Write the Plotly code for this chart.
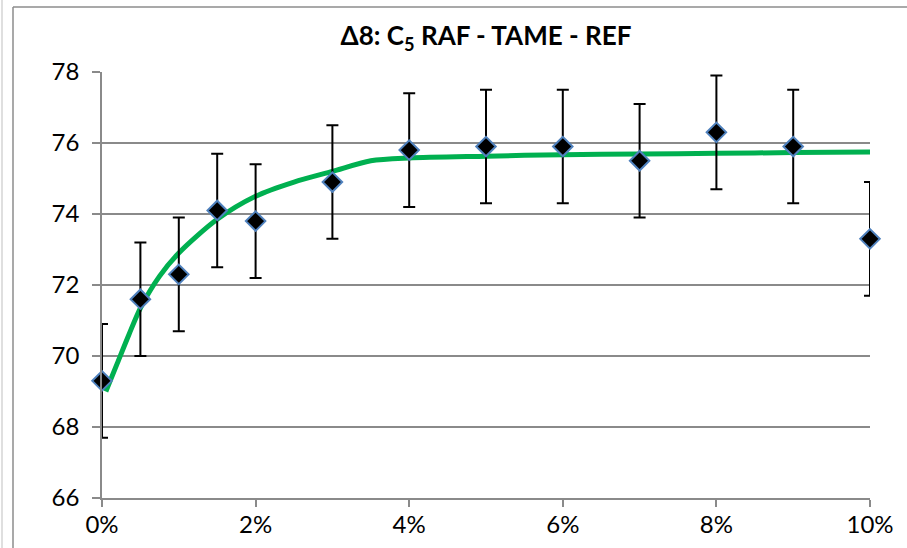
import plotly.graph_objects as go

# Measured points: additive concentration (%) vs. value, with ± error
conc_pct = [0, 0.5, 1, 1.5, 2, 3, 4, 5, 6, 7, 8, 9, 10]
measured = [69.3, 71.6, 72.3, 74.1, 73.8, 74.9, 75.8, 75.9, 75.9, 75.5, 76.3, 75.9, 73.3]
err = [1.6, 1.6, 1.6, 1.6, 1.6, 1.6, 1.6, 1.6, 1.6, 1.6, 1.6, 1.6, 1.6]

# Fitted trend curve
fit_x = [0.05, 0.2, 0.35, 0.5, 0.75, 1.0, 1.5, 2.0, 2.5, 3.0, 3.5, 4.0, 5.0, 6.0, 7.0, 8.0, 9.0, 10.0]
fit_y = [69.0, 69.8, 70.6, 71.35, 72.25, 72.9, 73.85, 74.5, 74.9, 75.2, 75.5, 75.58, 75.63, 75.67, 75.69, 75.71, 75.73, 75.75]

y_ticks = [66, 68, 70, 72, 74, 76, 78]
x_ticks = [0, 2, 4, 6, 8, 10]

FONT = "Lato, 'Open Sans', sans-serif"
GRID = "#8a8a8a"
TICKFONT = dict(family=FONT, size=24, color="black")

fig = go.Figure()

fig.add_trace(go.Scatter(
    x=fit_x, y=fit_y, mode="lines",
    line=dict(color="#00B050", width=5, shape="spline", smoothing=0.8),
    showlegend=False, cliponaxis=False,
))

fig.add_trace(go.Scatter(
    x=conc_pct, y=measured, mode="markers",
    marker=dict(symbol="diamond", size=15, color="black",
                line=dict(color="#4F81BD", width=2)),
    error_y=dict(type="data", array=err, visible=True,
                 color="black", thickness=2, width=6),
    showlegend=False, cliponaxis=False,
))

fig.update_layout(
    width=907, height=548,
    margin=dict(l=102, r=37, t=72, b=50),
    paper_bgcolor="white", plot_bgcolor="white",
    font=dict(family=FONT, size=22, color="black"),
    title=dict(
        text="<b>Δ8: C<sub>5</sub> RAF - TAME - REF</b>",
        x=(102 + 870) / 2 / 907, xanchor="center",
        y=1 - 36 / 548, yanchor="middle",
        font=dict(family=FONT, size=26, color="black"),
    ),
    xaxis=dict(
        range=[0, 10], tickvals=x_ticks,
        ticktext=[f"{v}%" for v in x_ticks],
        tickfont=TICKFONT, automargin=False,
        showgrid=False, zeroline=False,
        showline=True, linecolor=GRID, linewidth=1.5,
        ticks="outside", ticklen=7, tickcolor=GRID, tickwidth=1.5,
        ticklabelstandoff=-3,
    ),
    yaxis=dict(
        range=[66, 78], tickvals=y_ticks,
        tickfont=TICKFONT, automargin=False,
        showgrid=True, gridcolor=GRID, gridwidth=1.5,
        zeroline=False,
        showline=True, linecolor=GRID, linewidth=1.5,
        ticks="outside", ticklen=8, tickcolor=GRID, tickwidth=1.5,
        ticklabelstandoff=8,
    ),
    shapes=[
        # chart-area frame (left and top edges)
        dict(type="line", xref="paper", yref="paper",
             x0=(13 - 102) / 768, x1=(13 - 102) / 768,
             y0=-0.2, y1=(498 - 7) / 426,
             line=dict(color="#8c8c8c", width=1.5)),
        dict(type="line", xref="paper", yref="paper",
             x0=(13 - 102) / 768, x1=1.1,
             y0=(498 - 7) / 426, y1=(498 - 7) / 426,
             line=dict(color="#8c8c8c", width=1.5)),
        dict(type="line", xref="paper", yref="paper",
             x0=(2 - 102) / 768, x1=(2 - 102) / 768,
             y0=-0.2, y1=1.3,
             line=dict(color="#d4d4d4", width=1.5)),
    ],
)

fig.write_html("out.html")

**********

-- Goal --
Write out the full listing verbatim, excluding its pictures.

-- Answer for this exercise --
Write the Plotly code for this chart.
import plotly.graph_objects as go

# Measured points: additive concentration (%) vs. value, with ± error
conc_pct = [0, 0.5, 1, 1.5, 2, 3, 4, 5, 6, 7, 8, 9, 10]
measured = [69.3, 71.6, 72.3, 74.1, 73.8, 74.9, 75.8, 75.9, 75.9, 75.5, 76.3, 75.9, 73.3]
err = [1.6, 1.6, 1.6, 1.6, 1.6, 1.6, 1.6, 1.6, 1.6, 1.6, 1.6, 1.6, 1.6]

# Fitted trend curve
fit_x = [0.05, 0.2, 0.35, 0.5, 0.75, 1.0, 1.5, 2.0, 2.5, 3.0, 3.5, 4.0, 5.0, 6.0, 7.0, 8.0, 9.0, 10.0]
fit_y = [69.0, 69.8, 70.6, 71.35, 72.25, 72.9, 73.85, 74.5, 74.9, 75.2, 75.5, 75.58, 75.63, 75.67, 75.69, 75.71, 75.73, 75.75]

y_ticks = [66, 68, 70, 72, 74, 76, 78]
x_ticks = [0, 2, 4, 6, 8, 10]

FONT = "Lato, 'Open Sans', sans-serif"
GRID = "#8a8a8a"
TICKFONT = dict(family=FONT, size=24, color="black")

fig = go.Figure()

fig.add_trace(go.Scatter(
    x=fit_x, y=fit_y, mode="lines",
    line=dict(color="#00B050", width=5, shape="spline", smoothing=0.8),
    showlegend=False, cliponaxis=False,
))

fig.add_trace(go.Scatter(
    x=conc_pct, y=measured, mode="markers",
    marker=dict(symbol="diamond", size=15, color="black",
                line=dict(color="#4F81BD", width=2)),
    error_y=dict(type="data", array=err, visible=True,
                 color="black", thickness=2, width=6),
    showlegend=False, cliponaxis=False,
))

fig.update_layout(
    width=907, height=548,
    margin=dict(l=102, r=37, t=72, b=50),
    paper_bgcolor="white", plot_bgcolor="white",
    font=dict(family=FONT, size=22, color="black"),
    title=dict(
        text="<b>Δ8: C<sub>5</sub> RAF - TAME - REF</b>",
        x=(102 + 870) / 2 / 907, xanchor="center",
        y=1 - 36 / 548, yanchor="middle",
        font=dict(family=FONT, size=26, color="black"),
    ),
    xaxis=dict(
        range=[0, 10], tickvals=x_ticks,
        ticktext=[f"{v}%" for v in x_ticks],
        tickfont=TICKFONT, automargin=False,
        showgrid=False, zeroline=False,
        showline=True, linecolor=GRID, linewidth=1.5,
        ticks="outside", ticklen=7, tickcolor=GRID, tickwidth=1.5,
        ticklabelstandoff=-3,
    ),
    yaxis=dict(
        range=[66, 78], tickvals=y_ticks,
        tickfont=TICKFONT, automargin=False,
        showgrid=True, gridcolor=GRID, gridwidth=1.5,
        zeroline=False,
        showline=True, linecolor=GRID, linewidth=1.5,
        ticks="outside", ticklen=8, tickcolor=GRID, tickwidth=1.5,
        ticklabelstandoff=8,
    ),
    shapes=[
        # chart-area frame (left and top edges)
        dict(type="line", xref="paper", yref="paper",
             x0=(13 - 102) / 768, x1=(13 - 102) / 768,
             y0=-0.2, y1=(498 - 7) / 426,
             line=dict(color="#8c8c8c", width=1.5)),
        dict(type="line", xref="paper", yref="paper",
             x0=(13 - 102) / 768, x1=1.1,
             y0=(498 - 7) / 426, y1=(498 - 7) / 426,
             line=dict(color="#8c8c8c", width=1.5)),
        dict(type="line", xref="paper", yref="paper",
             x0=(2 - 102) / 768, x1=(2 - 102) / 768,
             y0=-0.2, y1=1.3,
             line=dict(color="#d4d4d4", width=1.5)),
    ],
)

fig.write_html("out.html")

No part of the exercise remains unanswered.